Expectations for excellence in candidate performance are developed for each candidate,
aligned with the principles of administrative practice outlined in Standard 3, and
included in the individual induction plan.
Six areas related to principles of administrative practice were identified in Standard 3 as the conceptual themes to be woven through the advanced level of preparation for school administrators. Candidate expectations will fall within the broadly defined thematic areas, but will be different for each candidate, depending on past experiences, current job assignments, and future career development goals and plans. The defined expectations and ways in which performance in meeting those expectations will be measured, and the plan for assessing the achievement of the performance goals will be a part of the candidate’s clear credential induction plan.
Factors to Consider
The following factors serve as a guide for initial program design and ongoing program evaluation:
• The individualized program of studies, including the university and non-university components, is designed to foster development that is congruent with the six themes related to administrative practice (Standard 3).
• Areas of special emphasis are recognized and defined in appropriate ways in each candidate’s clear credential induction plan includes clearly stated expectations and indicates how progress in each thematic area will be developed and assessed.
• The candidate, the university supervisor, and the mentor all have input into the design of the expectations, and the ways in which competence will be measured.
• Curriculum offerings, individual mentoring experiences and other professional development experiences are offered to prepare candidates to meet the defined expectations.
• The program meets other factors related to this standard of quality brought to the attention of the team by the program sponsor.
The Educational Leadership and Administration Program strives at all times to acknowledge
the need for a set of core competencies and at the same time, recognize the individual
needs of candidates. The six CPSELs represent the core areas and within those six
themes, almost all leadership competencies can be identified. The Induction Plan
contains details on areas of special emphasis as determined by the initial assessment
using the Descriptions of Practice (WestEd, 2003), the needs of the candidate’s employer,
or in the analysis of the candidate, district mentor and/or university mentor. In
each case, expectations for successful mastery are clearly stated as well as the manner
and metrics with which progress will be assessed. As mentioned previously, all participants;
candidate, district mentor, and university mentor play vital roles in the development
and approval of activities and assessment.
In Standard 3, examples were provided of activities related to the CPSELs, which form part of the coursework in the program. In all coursework, the candidate must reflect upon the CPSEL framework and specific CPSELs. Also, for any activity that is non-university, the candidate must write a similar reflection. In the Preliminary Administrative Services Credential Program, each course was linked to specific CPSEL/CTC standards. In the Clear Administrative Services Credential, the Educational Leadership and Administration Program recognizes the wide variety of administrative responsibilities of new leaders in the program and allows greater flexibility, so that neither instructors, mentors, or candidates are constrained within a tight-woven structure. Nevertheless, the CPSELs are incorporated into all coursework, mentoring, and activities of the entire Clear Administrative Services Credential Program.
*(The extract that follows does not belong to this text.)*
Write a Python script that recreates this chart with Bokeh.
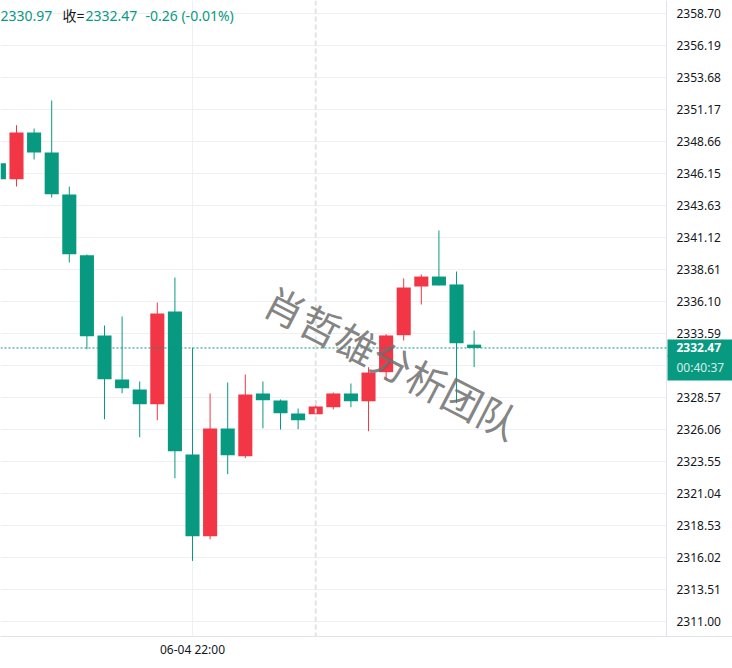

Please see Appendix 14 for the induction plan and the manner in which expectations and progress are assessed and recorded. The candidate and the district mentor develop the preliminary plan, including the expectations and progress recording, and then meet with the university mentor for final review and authorization.
As designed, the program offers coursework through the university, individual mentoring for the candidate, and a wide variety of options for the candidate to be able to choose those that best meet the needs determined by the initial assessment (Appendix 13) and induction plan
(Appendix 14). The great degree of flexibility in the design of the program, including the ability to modify the initial induction plan when necessary, and the ability to seek professional growth opportunities through almost any avenue available are the hallmarks of the Clear Administrative Services Credential Program at California State University, Fresno.
As in all program activities, ongoing evaluation, as well as an annual review, serves to ensure that the program not only meets the standards as required by the CCTC, but by the local school districts that depend on our program to prepare their educational leaders.